Recursive Algorithm: Standard Implementation
A more reliable method is recursive search. The core idea is to start from the root and recursively search for p and q in the left and right subtrees. If the current node is p or q, return it as a potential LCA. Otherwise, recursively find results in the left and right subtrees. If p and q are in different subtrees, the current node is the LCA; if they are in the same subtree, return that subtree's result.
Here is a C-style code implementation:
struct node* findLCA(struct node* root, struct node* p, struct node* q) {
if (!root) return NULL;
if (root == p || root == q) return root;
struct node* left = findLCA(root->left, p, q);
struct node* right = findLCA(root->right, p, q);
if (left && right) return root;
return left ? left : right;
}
This algorithm has a time complexity of O(n), as each node is visited at most once. Space complexity is O(h), where h is the tree height, determined by the recursion stack depth. It correctly handles cases where p or q is a direct child of the other, avoiding errors in earlier versions.
Optimized Algorithm: Leveraging Parent Pointers
When binary tree nodes include pointers to their parents, a more efficient algorithm can be designed. The basic steps are: first, traverse upward from node p to the root, recording the path. Do the same for node q. Then, compare the two paths to find the last common node, which is the LCA.
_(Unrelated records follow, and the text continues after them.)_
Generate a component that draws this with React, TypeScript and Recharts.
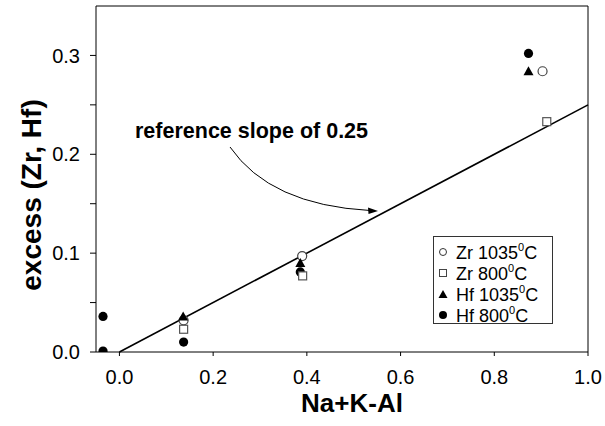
import React from "react";
import {
  ScatterChart,
  Scatter,
  XAxis,
  YAxis,
  ReferenceLine,
} from "recharts";

const xTicks = [0, 0.2, 0.4, 0.6, 0.8, 1.0];
const yTicks = [0, 0.05, 0.1, 0.15, 0.2, 0.25, 0.3];
const yLabelled = [0, 0.1, 0.2, 0.3];

const zr1035X = [0.137, 0.39, 0.903];
const zr1035Y = [0.032, 0.097, 0.284];
const zr800X = [0.137, 0.391, 0.912];
const zr800Y = [0.023, 0.077, 0.233];
const hf1035X = [0.136, 0.386, 0.873];
const hf1035Y = [0.036, 0.09, 0.284];
const hf800X = [-0.035, -0.035, 0.137, 0.386, 0.873];
const hf800Y = [0.036, 0.001, 0.01, 0.081, 0.302];

const slopeLine = [
  { x: 0, y: 0 },
  { x: 1.0, y: 0.25 },
];

const legendItems = [
  { name: "Zr 1035", kind: "ocircle" },
  { name: "Zr 800", kind: "square" },
  { name: "Hf 1035", kind: "triangle" },
  { name: "Hf 800", kind: "fcircle" },
];

const zip = (xs: number[], ys: number[]) => xs.map((x, i) => ({ x, y: ys[i] }));

const OpenCircle = (p: any) => (
  <circle cx={p.cx} cy={p.cy} r={4.5} fill="#fff" stroke="#444" strokeWidth={1.2} />
);
const OpenSquare = (p: any) => (
  <rect x={p.cx - 4} y={p.cy - 4} width={8} height={8} fill="#fff" stroke="#555" strokeWidth={1.2} />
);
const FilledTriangle = (p: any) => (
  <polygon
    points={`${p.cx},${p.cy - 5} ${p.cx - 5},${p.cy + 4} ${p.cx + 5},${p.cy + 4}`}
    fill="#000"
  />
);
const FilledCircle = (p: any) => <circle cx={p.cx} cy={p.cy} r={4.6} fill="#000" />;

const LegendSymbol = ({ kind, x, y }: { kind: string; x: number; y: number }) => (
  <g>
    {kind === "ocircle" && <circle cx={x} cy={y} r={3.5} fill="#fff" stroke="#333" strokeWidth={1} />}
    {kind === "square" && <rect x={x - 3.5} y={y - 3.5} width={7} height={7} fill="#fff" stroke="#444" strokeWidth={1} />}
    {kind === "triangle" && <polygon points={`${x},${y - 4} ${x - 4.5},${y + 4} ${x + 4.5},${y + 4}`} fill="#000" />}
    {kind === "fcircle" && <circle cx={x} cy={y} r={4} fill="#000" />}
  </g>
);

const fmtY = (v: number) => (yLabelled.some((t) => Math.abs(t - v) < 1e-9) ? v.toFixed(1) : "");

export default function App() {
  const font = "Arial, 'Liberation Sans', Helvetica, sans-serif";
  const legendRows = [252, 273, 294, 315];
  return (
    <div style={{ position: "absolute", left: 0, top: 0, width: 605, height: 426, background: "#fff", fontFamily: font }}>
      <ScatterChart width={605} height={426} margin={{ top: 6, right: 17, bottom: 0, left: 0 }}>
        <XAxis
          type="number"
          dataKey="x"
          domain={[-0.05, 1.0]}
          ticks={xTicks}
          tickFormatter={(v: number) => v.toFixed(1)}
          height={74}
          tickSize={4}
          tickMargin={14}
          stroke="#000"
          tick={{ fill: "#000", fontSize: 20, fontFamily: font }}
          allowDataOverflow
        />
        <YAxis
          type="number"
          dataKey="y"
          domain={[0, 0.35]}
          ticks={yTicks}
          tickFormatter={fmtY}
          width={96}
          tickSize={6}
          tickMargin={10}
          stroke="#000"
          tick={{ fill: "#000", fontSize: 20, fontFamily: font }}
          allowDataOverflow
        />
        <ReferenceLine y={0.35} stroke="#000" strokeWidth={1} />
        <ReferenceLine x={1.0} stroke="#000" strokeWidth={1} />
        <ReferenceLine segment={slopeLine} stroke="#000" strokeWidth={1.6} />
        <Scatter name="Hf 800°C" data={zip(hf800X, hf800Y)} shape={FilledCircle} isAnimationActive={false} />
        <Scatter name="Zr 1035°C" data={zip(zr1035X, zr1035Y)} shape={OpenCircle} isAnimationActive={false} />
        <Scatter name="Zr 800°C" data={zip(zr800X, zr800Y)} shape={OpenSquare} isAnimationActive={false} />
        <Scatter name="Hf 1035°C" data={zip(hf1035X, hf1035Y)} shape={FilledTriangle} isAnimationActive={false} />
      </ScatterChart>

      <svg width={605} height={426} style={{ position: "absolute", left: 0, top: 0, pointerEvents: "none" }}>
        <text x={135} y={138} fontSize={21.5} fontWeight="bold" fontFamily={font} fill="#000">
          reference slope of 0.25
        </text>
        <path d="M230,147 Q270,205 370,210.5" fill="none" stroke="#000" strokeWidth={1} />
        <polygon points="378,211 368,207.5 368.5,214" fill="#000" />
        <text x={352} y={412} fontSize={26} fontWeight="bold" fontFamily={font} fill="#000" textAnchor="middle">
          Na+K-Al
        </text>
        <text
          x={0}
          y={0}
          transform="translate(41,195) rotate(-90)"
          fontSize={28}
          fontWeight="bold"
          fontFamily={font}
          fill="#000"
          textAnchor="middle"
        >
          excess (Zr, Hf)
        </text>

        <rect x={433.5} y={236.5} width={119} height={87} fill="#fff" stroke="#333" strokeWidth={1} />
        {legendItems.map((it, i) => (
          <g key={it.name}>
            <LegendSymbol kind={it.kind} x={443} y={legendRows[i]} />
            <text x={456} y={legendRows[i] + 6.5} fontSize={18} fontFamily={font} fill="#000">
              {it.name}
              <tspan dy={-8} fontSize={11}>0</tspan>
              <tspan dy={8}>C</tspan>
            </text>
          </g>
        ))}
      </svg>
    </div>
  );
}
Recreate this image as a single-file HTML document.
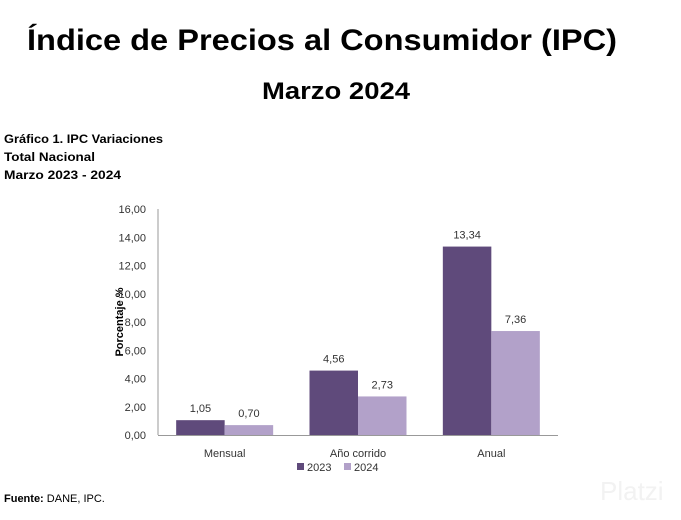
<!DOCTYPE html>
<html><head><meta charset="utf-8"><style>
body{margin:0;background:#fff;}
svg{display:block;font-family:"Liberation Sans",sans-serif;}
</style></head><body>
<svg id="c" width="681" height="520" viewBox="0 0 681 520">
<text x="322" y="50" text-anchor="middle" font-size="30" font-weight="bold" textLength="590" lengthAdjust="spacingAndGlyphs">Índice de Precios al Consumidor (IPC)</text>
<text x="336" y="99" text-anchor="middle" font-size="24" font-weight="bold" textLength="148" lengthAdjust="spacingAndGlyphs">Marzo 2024</text>
<text x="4" y="143" font-size="12" font-weight="bold" textLength="159" lengthAdjust="spacingAndGlyphs">Gráfico 1. IPC Variaciones</text>
<text x="4" y="161" font-size="12" font-weight="bold" textLength="91" lengthAdjust="spacingAndGlyphs">Total Nacional</text>
<text x="4" y="179" font-size="12" font-weight="bold" textLength="117" lengthAdjust="spacingAndGlyphs">Marzo 2023 - 2024</text>
<text transform="translate(123,322) rotate(-90)" text-anchor="middle" font-size="11" font-weight="bold">Porcentaje %</text>
<g id="plot"></g>
<rect x="297" y="463" width="7" height="7" fill="#5f4a7b"/>
<text x="307" y="471" font-size="11" fill="#333">2023</text>
<rect x="344" y="463" width="7" height="7" fill="#b2a1c9"/>
<text x="354" y="471" font-size="11" fill="#333">2024</text>
<text x="4" y="502" font-size="11"><tspan font-weight="bold">Fuente:</tspan> DANE, IPC.</text>
<text x="600" y="500" font-size="26" fill="#f2f2f2">Platzi</text>
</svg>
<script>
const categories=["Mensual","Año corrido","Anual"];
const values2023=[1.05,4.56,13.34];
const values2024=[0.70,2.73,7.36];
const yTicks=[0,2,4,6,8,10,12,14,16];
const NS="http://www.w3.org/2000/svg";
const g=document.getElementById('plot');
const x0=158,x1=558,yBase=435,yTop=209,yMax=16;
const y=v=>yBase-(v/yMax)*(yBase-yTop);
const band=(x1-x0)/categories.length;
const cx=i=>x0+band*(i+0.5);
const bw=48.5;
const fmt=v=>v.toFixed(2).replace('.',',');
function mk(t,a){const e=document.createElementNS(NS,t);for(const k in a)e.setAttribute(k,a[k]);g.appendChild(e);return e;}
yTicks.forEach(t=>{const e=mk('text',{x:146,y:y(t)+4,'text-anchor':'end','font-size':11,fill:'#333'});e.textContent=fmt(t);

});
categories.forEach((c,i)=>{
 [[values2023,'#5f4a7b',-bw,'2023'],[values2024,'#b2a1c9',0,'2024']].forEach(([arr,col,off,s])=>{
  const v=arr[i];
  const r=mk('rect',{x:cx(i)+off,y:y(v),width:bw,height:yBase-y(v),fill:col});
  
  
  const l=mk('text',{x:cx(i)+off+bw/2,y:y(v)-8,'text-anchor':'middle','font-size':11,fill:'#333'});
  l.textContent=fmt(v);
  
  
 });
 const t=mk('text',{x:cx(i),y:457,'text-anchor':'middle','font-size':11,fill:'#333'});t.textContent=c;
 
 
});
const ya=mk('line',{x1:x0,y1:yTop,x2:x0,y2:yBase,stroke:'#999','stroke-width':1});


const xa=mk('line',{x1:x0,y1:yBase+0.5,x2:x1,y2:yBase+0.5,stroke:'#999','stroke-width':1});


</script>
</body></html>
For example, for node 8, the path is {4, 2, 1} (assuming the root is 1). For node 5, the path is {2, 1}. Comparing paths, the last common node before the first difference is 2, so the LCA is 2.
This algorithm has a time complexity of O(h), where h is the tree height. In balanced trees, h = O(log n), offering better performance than the recursive approach. Space complexity is O(h) for storing paths. Further optimizations can achieve constant space by first computing node depths and then moving pointers upward synchronously.
Depth Synchronization Algorithm
If nodes have parent pointers, another method involves computing the depths of p and q first. Then, move the deeper node upward until both depths are equal. Next, move both nodes upward simultaneously until they meet; the meeting point is the LCA.
Pseudocode is as follows:
findLCA(v, w):
depth_v = depth(v)
depth_w = depth(w)
while depth_v != depth_w:
if depth_v > depth_w:
v = parent(v)
depth_v--
else:
w = parent(w)
depth_w--
while v != w:
v = parent(v)
w = parent(w)
return v
Depth computation can be done by traversing upward to the root in O(h) time. Overall, the algorithm has O(h) time complexity and O(1) space complexity. This is suitable for deep trees, avoiding recursion stack overflow risks.
Advanced Techniques: Preprocessing for Constant-Time Queries
For scenarios requiring multiple LCA queries, preprocessing techniques can be employed. For instance, using Euler tours and Range Minimum Query (RMQ), the tree can be preprocessed in O(n) time, enabling O(1) query time thereafter. This method is particularly effective for static trees (no structural modifications) but involves complex implementations with additional data structures.
Conclusion
This article systematically presents multiple solutions for the LCA problem in binary trees. The recursive algorithm is general and simple, with O(n) time complexity, suitable for trees without parent pointers. When parent pointers are available, optimized algorithms reduce time complexity to O(h), significantly improving performance. The depth synchronization algorithm further optimizes space usage. In practice, the choice of algorithm should depend on tree structure and query requirements. For frequent queries, preprocessing methods can be considered to achieve constant query time. These algorithms exemplify the trade-offs between time and space in computer science, serving as classic case studies in algorithm design.